As reported in the Sydney Morning Herald, this class hatred was well demonstrated when MMG mining boss Andrew Michelmore addressed the Australian-British Chamber of Commerce in early August. He attacked the working class for “pissing away” Australia’s economic strength, and for holding “airy fairy” “idealistic” and altruistic” attitudes.

“People can’t be bothered moving 25 kilometres to get a job because they will live off social welfare instead, and it’s a real worry for me watching Australia have a luxurious time at the benefit of our relationship with China,” he said. “We need to get some hunger and drive back into this country, we are becoming soft.”

Michelmore was formerly the boss of Western Mining Corporation, an outfit well known for its anti-working class attitudes and practices. The company he now heads, MMG, has its head office in Melbourne and operates several mines in Australia. However, it is listed in Hong Kong and is majority owned by the Chinese state-owned China Minmetals.

For all his whinging about the lack of skills and ‘flexibility’ in the workforce, what he is really on about is to open the door for a large influx of Chinese workers into Australia, as a source of cheap, compliant and unorganised labour.

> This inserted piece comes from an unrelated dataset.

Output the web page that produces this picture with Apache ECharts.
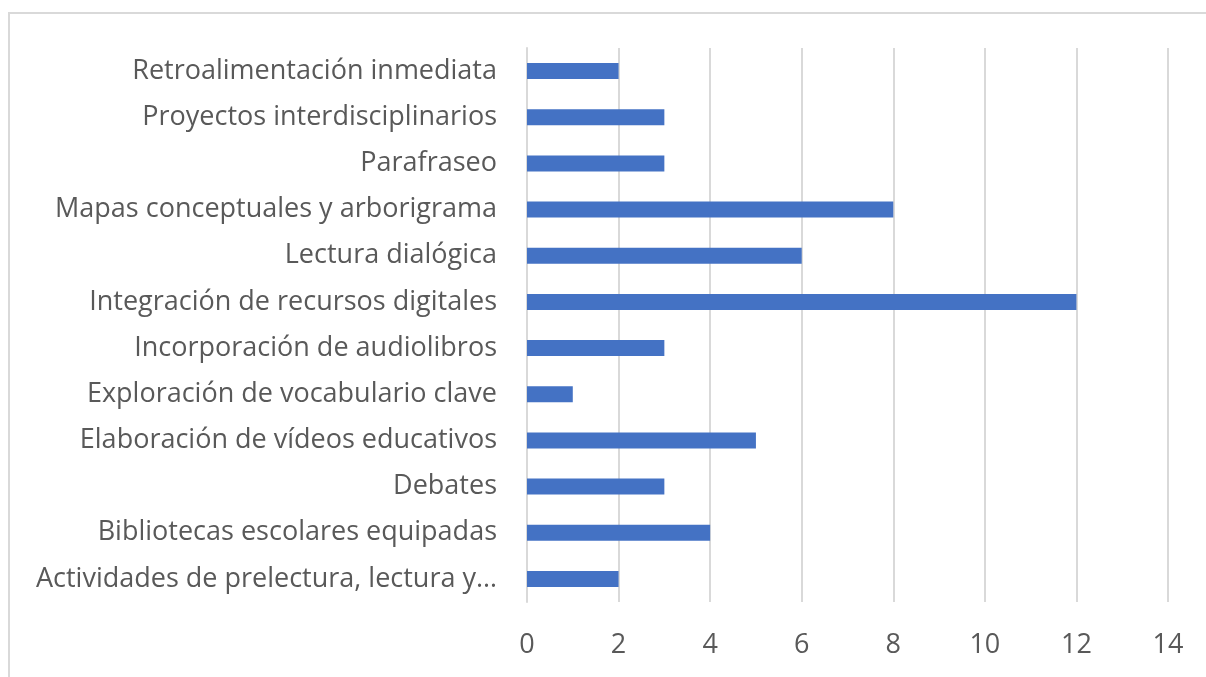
<!DOCTYPE html>
<html><head><meta charset="utf-8">
<script src="https://cdn.jsdelivr.net/npm/echarts@6/dist/echarts.min.js"></script>
<style>html,body{margin:0;padding:0;background:#fff}#c{width:1206px;height:677px}</style>
</head><body><div id="c"></div>
<script>
const categories = [
  "Actividades de prelectura, lectura y…",
  "Bibliotecas escolares equipadas",
  "Debates",
  "Elaboración de vídeos educativos",
  "Exploración de vocabulario clave",
  "Incorporación de audiolibros",
  "Integración de recursos digitales",
  "Lectura dialógica",
  "Mapas conceptuales y arborigrama",
  "Parafraseo",
  "Proyectos interdisciplinarios",
  "Retroalimentación inmediata"
];
const values = [2, 4, 3, 5, 1, 3, 12, 6, 8, 3, 3, 2];
const axisMin = 0, axisMax = 14, axisStep = 2;

const chart = echarts.init(document.getElementById('c'));
const font = "'Open Sans', 'Noto Sans', sans-serif";
chart.setOption({
  animation: false,
  graphic: [{
    type: 'rect', shape: {x: 9, y: 13, width: 1220, height: 720},
    style: {fill: 'none', stroke: '#d9d9d9', lineWidth: 2}, silent: true
  }],
  grid: {left: 527, right: 38, top: 48, bottom: 75, containLabel: false},
  xAxis: {
    type: 'value', min: axisMin, max: axisMax, interval: axisStep,
    axisLine: {show: false}, axisTick: {show: false},
    splitLine: {lineStyle: {color: '#d9d9d9', width: 2}},
    axisLabel: {color: '#595959', fontSize: 27, fontFamily: font, margin: 30}
  },
  yAxis: {
    type: 'category', data: categories,
    axisLine: {show: true, lineStyle: {color: '#d9d9d9', width: 2}},
    axisTick: {show: false},
    axisLabel: {color: '#595959', fontSize: 27, fontFamily: font, margin: 30}
  },
  series: [{
    type: 'bar', data: values, barWidth: 16,
    itemStyle: {color: '#4472c4'}
  }]
});
</script></body></html>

Construction, Forestry, Mining and Energy Union national president Tony Maher condemned the statements as “a Trojan horse for a Chinese labour debate”.

“Chinese companies want to use Chinese labour; that is the real problem here.”

Imperialism is the workers’ enemy

But Michelmore’s agenda is not simply about Chinese or Australian workers doing the work; it’s about undermining union solidarity, about intensifying exploitation and making bigger profits.

Australian workers are anything but ‘soft’. They work hard and long all their lives just to keep up with the day to day costs of living. Any decent conditions they enjoy have been wrested from the bosses over generations of struggle, and have to be defended again and again.

Workers already know that foreign monopoly interests dominate the economy and call the shots. Up until now, these have been mainly British, US or Japanese.

Now it seems China is in the mix, as well.